**WHAT IS NEEDED:**
Copy the first line of the entries below and every line after it through the line containing "-2, -0.3, 0, 0];". Do not include pictures.
━━━ DATASET ━━━
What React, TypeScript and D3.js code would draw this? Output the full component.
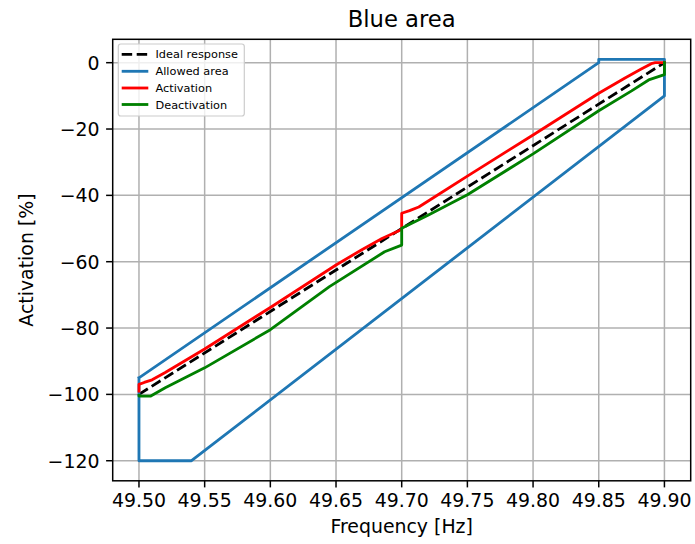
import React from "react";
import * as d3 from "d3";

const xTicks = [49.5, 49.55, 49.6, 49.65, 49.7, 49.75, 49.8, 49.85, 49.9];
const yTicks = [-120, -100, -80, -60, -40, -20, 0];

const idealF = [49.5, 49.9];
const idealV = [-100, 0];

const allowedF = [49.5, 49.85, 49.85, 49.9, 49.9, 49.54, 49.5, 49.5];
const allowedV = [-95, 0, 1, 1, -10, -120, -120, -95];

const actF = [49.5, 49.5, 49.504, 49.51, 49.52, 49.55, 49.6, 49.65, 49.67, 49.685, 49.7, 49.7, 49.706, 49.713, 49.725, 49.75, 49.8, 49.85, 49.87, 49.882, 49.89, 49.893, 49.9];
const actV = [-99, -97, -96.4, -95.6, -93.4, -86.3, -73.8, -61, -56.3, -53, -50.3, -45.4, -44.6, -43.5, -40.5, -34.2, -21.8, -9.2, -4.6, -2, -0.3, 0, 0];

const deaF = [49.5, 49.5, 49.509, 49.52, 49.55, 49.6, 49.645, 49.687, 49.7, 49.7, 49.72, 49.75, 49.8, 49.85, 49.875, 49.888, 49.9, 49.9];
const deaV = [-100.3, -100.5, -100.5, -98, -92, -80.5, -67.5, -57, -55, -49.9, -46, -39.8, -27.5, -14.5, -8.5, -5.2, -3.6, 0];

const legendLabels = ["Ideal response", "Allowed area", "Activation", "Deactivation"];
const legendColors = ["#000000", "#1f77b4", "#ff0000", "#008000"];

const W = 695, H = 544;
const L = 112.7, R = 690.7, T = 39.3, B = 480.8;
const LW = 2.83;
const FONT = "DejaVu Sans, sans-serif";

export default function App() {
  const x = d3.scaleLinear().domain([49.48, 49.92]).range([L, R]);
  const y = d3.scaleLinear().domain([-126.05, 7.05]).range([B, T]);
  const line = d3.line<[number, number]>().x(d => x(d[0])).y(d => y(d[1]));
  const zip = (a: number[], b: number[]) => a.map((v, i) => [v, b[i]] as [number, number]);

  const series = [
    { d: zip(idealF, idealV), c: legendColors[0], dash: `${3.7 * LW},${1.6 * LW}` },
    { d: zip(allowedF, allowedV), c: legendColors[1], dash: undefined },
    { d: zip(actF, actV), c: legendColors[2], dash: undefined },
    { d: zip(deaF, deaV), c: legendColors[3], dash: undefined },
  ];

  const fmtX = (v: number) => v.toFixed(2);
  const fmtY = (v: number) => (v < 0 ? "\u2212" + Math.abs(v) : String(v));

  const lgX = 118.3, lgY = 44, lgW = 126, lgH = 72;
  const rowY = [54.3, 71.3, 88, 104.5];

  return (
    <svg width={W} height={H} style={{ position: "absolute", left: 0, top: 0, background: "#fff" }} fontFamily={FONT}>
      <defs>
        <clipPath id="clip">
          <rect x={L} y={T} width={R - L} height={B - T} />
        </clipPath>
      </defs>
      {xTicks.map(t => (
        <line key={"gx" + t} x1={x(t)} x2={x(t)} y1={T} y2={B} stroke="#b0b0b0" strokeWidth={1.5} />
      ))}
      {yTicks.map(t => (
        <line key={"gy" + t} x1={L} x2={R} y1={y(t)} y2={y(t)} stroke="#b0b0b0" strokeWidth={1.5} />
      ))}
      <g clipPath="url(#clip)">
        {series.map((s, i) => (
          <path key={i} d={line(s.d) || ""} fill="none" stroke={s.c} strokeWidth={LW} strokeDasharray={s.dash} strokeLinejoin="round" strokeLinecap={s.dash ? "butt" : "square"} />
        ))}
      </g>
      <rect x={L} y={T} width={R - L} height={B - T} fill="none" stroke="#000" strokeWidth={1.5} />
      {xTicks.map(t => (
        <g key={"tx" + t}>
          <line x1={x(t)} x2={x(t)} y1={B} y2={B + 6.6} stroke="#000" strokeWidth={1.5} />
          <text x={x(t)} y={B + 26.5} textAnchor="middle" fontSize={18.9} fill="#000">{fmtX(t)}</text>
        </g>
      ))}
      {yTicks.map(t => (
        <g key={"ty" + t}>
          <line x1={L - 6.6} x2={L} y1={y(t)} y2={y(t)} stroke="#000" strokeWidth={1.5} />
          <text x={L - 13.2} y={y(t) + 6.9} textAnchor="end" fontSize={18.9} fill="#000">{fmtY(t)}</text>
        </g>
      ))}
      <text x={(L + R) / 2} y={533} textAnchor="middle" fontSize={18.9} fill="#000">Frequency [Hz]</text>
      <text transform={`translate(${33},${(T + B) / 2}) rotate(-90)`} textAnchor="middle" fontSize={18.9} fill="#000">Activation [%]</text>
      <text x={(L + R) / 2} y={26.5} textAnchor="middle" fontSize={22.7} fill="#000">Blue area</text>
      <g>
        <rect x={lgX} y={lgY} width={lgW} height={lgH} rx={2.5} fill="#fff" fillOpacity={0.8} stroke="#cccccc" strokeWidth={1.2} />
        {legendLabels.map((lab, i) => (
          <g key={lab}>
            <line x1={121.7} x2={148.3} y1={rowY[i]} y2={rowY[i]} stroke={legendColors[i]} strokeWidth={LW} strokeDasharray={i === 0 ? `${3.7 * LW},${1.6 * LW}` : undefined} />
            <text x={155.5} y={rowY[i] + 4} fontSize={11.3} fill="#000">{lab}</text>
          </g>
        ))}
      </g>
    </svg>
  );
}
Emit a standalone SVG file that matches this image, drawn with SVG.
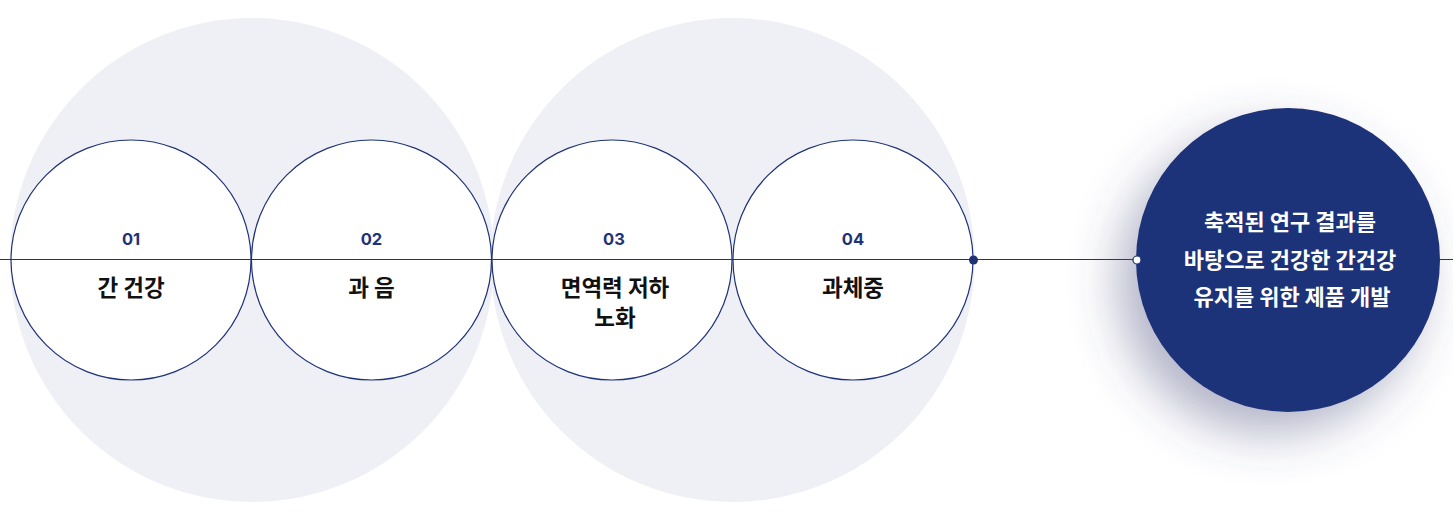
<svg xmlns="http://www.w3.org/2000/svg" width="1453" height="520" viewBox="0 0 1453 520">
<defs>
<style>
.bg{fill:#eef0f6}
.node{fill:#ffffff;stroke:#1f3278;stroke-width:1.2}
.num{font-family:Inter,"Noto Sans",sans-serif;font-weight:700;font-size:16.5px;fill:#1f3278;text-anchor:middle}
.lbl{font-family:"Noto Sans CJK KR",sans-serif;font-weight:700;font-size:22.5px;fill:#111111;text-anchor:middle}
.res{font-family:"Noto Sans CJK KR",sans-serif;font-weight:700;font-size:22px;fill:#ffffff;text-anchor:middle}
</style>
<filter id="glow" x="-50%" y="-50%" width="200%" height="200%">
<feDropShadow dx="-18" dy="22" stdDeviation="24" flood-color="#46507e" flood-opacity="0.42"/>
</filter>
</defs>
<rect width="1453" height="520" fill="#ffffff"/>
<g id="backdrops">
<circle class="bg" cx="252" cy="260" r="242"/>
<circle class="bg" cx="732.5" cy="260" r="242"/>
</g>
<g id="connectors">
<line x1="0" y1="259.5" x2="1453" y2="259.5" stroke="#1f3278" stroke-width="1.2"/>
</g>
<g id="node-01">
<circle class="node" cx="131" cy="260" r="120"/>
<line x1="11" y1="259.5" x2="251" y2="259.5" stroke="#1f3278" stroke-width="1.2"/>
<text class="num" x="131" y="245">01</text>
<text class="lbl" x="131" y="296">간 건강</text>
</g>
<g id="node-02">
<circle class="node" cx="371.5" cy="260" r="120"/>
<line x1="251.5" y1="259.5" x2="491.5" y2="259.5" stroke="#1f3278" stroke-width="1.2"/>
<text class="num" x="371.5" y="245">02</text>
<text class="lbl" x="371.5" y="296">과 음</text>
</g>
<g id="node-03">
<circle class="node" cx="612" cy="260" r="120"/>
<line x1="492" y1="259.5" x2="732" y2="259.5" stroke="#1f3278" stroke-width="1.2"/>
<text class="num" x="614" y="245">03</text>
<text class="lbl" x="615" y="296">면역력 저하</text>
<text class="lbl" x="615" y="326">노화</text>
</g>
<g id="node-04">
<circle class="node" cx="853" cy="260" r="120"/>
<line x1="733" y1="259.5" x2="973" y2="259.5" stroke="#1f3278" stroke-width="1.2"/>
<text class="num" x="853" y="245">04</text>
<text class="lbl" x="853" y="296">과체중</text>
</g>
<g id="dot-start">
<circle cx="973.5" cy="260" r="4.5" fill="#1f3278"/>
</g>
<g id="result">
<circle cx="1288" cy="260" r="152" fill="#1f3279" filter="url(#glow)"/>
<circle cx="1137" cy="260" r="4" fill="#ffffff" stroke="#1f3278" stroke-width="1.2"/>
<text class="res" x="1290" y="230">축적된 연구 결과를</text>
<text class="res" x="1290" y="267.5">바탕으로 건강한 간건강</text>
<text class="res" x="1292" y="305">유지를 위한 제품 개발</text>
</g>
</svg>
━━━
**SOLUTION TO THE EXERCISE:**
What React, TypeScript and D3.js code would draw this? Output the full component.
import React from "react";
import * as d3 from "d3";

const xTicks = [49.5, 49.55, 49.6, 49.65, 49.7, 49.75, 49.8, 49.85, 49.9];
const yTicks = [-120, -100, -80, -60, -40, -20, 0];

const idealF = [49.5, 49.9];
const idealV = [-100, 0];

const allowedF = [49.5, 49.85, 49.85, 49.9, 49.9, 49.54, 49.5, 49.5];
const allowedV = [-95, 0, 1, 1, -10, -120, -120, -95];

const actF = [49.5, 49.5, 49.504, 49.51, 49.52, 49.55, 49.6, 49.65, 49.67, 49.685, 49.7, 49.7, 49.706, 49.713, 49.725, 49.75, 49.8, 49.85, 49.87, 49.882, 49.89, 49.893, 49.9];
const actV = [-99, -97, -96.4, -95.6, -93.4, -86.3, -73.8, -61, -56.3, -53, -50.3, -45.4, -44.6, -43.5, -40.5, -34.2, -21.8, -9.2, -4.6, -2, -0.3, 0, 0];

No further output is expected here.